Direction —
Output the material exactly, but drop every image it holds.
● ● ● ● ●
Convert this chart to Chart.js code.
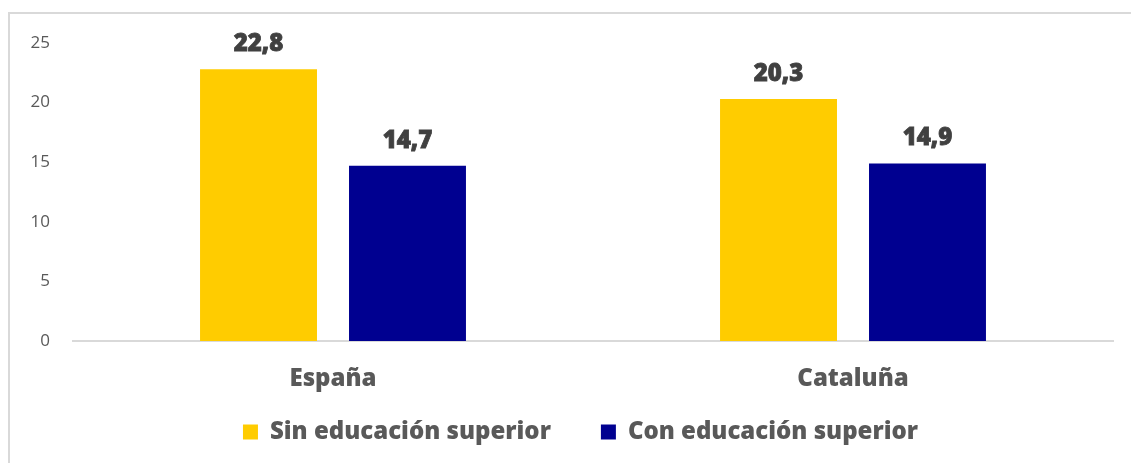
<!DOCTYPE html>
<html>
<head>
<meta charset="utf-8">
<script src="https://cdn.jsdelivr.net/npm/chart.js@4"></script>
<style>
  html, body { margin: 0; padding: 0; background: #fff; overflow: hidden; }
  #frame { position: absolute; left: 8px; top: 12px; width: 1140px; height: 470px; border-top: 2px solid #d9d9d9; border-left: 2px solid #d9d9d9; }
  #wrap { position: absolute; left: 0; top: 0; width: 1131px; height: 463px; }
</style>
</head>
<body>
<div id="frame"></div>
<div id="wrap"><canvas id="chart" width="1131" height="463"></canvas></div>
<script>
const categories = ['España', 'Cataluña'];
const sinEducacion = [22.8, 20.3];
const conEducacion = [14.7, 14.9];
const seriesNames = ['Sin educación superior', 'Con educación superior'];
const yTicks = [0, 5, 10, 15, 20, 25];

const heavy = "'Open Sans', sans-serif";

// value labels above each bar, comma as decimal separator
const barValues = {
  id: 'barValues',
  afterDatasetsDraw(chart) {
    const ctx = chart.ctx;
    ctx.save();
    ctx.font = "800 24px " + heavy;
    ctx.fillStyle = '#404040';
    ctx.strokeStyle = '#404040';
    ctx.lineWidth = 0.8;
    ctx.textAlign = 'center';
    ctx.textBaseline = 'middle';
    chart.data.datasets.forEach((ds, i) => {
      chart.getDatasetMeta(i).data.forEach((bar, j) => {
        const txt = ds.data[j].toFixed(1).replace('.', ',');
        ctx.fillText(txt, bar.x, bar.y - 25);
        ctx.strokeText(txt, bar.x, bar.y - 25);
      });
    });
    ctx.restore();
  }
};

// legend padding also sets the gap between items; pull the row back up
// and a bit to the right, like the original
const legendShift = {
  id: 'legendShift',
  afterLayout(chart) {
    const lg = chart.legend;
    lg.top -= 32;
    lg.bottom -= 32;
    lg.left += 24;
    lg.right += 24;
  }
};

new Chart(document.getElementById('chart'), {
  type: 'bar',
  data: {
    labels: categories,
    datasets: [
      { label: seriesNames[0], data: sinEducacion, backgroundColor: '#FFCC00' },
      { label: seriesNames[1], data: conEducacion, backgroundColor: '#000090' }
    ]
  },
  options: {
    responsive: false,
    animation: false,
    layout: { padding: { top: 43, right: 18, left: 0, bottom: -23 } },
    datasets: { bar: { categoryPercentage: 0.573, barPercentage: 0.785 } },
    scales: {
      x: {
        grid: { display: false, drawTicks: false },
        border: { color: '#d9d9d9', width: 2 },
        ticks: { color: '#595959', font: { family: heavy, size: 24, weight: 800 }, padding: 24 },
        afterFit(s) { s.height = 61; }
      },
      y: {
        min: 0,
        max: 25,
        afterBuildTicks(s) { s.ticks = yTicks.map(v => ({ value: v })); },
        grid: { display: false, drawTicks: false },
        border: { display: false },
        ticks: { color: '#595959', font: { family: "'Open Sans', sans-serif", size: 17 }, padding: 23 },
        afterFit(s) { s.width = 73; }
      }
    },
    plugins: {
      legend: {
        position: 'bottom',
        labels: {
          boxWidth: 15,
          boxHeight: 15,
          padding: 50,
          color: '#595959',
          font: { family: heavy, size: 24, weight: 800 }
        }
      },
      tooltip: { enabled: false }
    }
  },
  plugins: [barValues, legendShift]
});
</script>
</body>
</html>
● ● ● ● ●
Solution to the exercise —
Convert this chart to Chart.js code.
<!DOCTYPE html>
<html>
<head>
<meta charset="utf-8">
<script src="https://cdn.jsdelivr.net/npm/chart.js@4"></script>
<style>
  html, body { margin: 0; padding: 0; background: #fff; overflow: hidden; }
  #frame { position: absolute; left: 8px; top: 12px; width: 1140px; height: 470px; border-top: 2px solid #d9d9d9; border-left: 2px solid #d9d9d9; }
  #wrap { position: absolute; left: 0; top: 0; width: 1131px; height: 463px; }
</style>
</head>
<body>
<div id="frame"></div>
<div id="wrap"><canvas id="chart" width="1131" height="463"></canvas></div>
<script>
const categories = ['España', 'Cataluña'];
const sinEducacion = [22.8, 20.3];
const conEducacion = [14.7, 14.9];
const seriesNames = ['Sin educación superior', 'Con educación superior'];
const yTicks = [0, 5, 10, 15, 20, 25];

const heavy = "'Open Sans', sans-serif";

// value labels above each bar, comma as decimal separator
const barValues = {
  id: 'barValues',
  afterDatasetsDraw(chart) {
    const ctx = chart.ctx;
    ctx.save();
    ctx.font = "800 24px " + heavy;
    ctx.fillStyle = '#404040';
    ctx.strokeStyle = '#404040';
    ctx.lineWidth = 0.8;
    ctx.textAlign = 'center';
    ctx.textBaseline = 'middle';
    chart.data.datasets.forEach((ds, i) => {
      chart.getDatasetMeta(i).data.forEach((bar, j) => {
        const txt = ds.data[j].toFixed(1).replace('.', ',');
        ctx.fillText(txt, bar.x, bar.y - 25);
        ctx.strokeText(txt, bar.x, bar.y - 25);
      });
    });
    ctx.restore();
  }
};

// legend padding also sets the gap between items; pull the row back up
// and a bit to the right, like the original
const legendShift = {
  id: 'legendShift',
  afterLayout(chart) {
    const lg = chart.legend;
    lg.top -= 32;
    lg.bottom -= 32;
    lg.left += 24;
    lg.right += 24;
  }
};

new Chart(document.getElementById('chart'), {
  type: 'bar',
  data: {
    labels: categories,
    datasets: [
      { label: seriesNames[0], data: sinEducacion, backgroundColor: '#FFCC00' },
      { label: seriesNames[1], data: conEducacion, backgroundColor: '#000090' }
    ]
  },
  options: {
    responsive: false,
    animation: false,
    layout: { padding: { top: 43, right: 18, left: 0, bottom: -23 } },
    datasets: { bar: { categoryPercentage: 0.573, barPercentage: 0.785 } },
    scales: {
      x: {
        grid: { display: false, drawTicks: false },
        border: { color: '#d9d9d9', width: 2 },
        ticks: { color: '#595959', font: { family: heavy, size: 24, weight: 800 }, padding: 24 },
        afterFit(s) { s.height = 61; }
      },
      y: {
        min: 0,
        max: 25,
        afterBuildTicks(s) { s.ticks = yTicks.map(v => ({ value: v })); },
        grid: { display: false, drawTicks: false },
        border: { display: false },
        ticks: { color: '#595959', font: { family: "'Open Sans', sans-serif", size: 17 }, padding: 23 },
        afterFit(s) { s.width = 73; }
      }
    },
    plugins: {
      legend: {
        position: 'bottom',
        labels: {
          boxWidth: 15,
          boxHeight: 15,
          padding: 50,
          color: '#595959',
          font: { family: heavy, size: 24, weight: 800 }
        }
      },
      tooltip: { enabled: false }
    }
  },
  plugins: [barValues, legendShift]
});
</script>
</body>
</html>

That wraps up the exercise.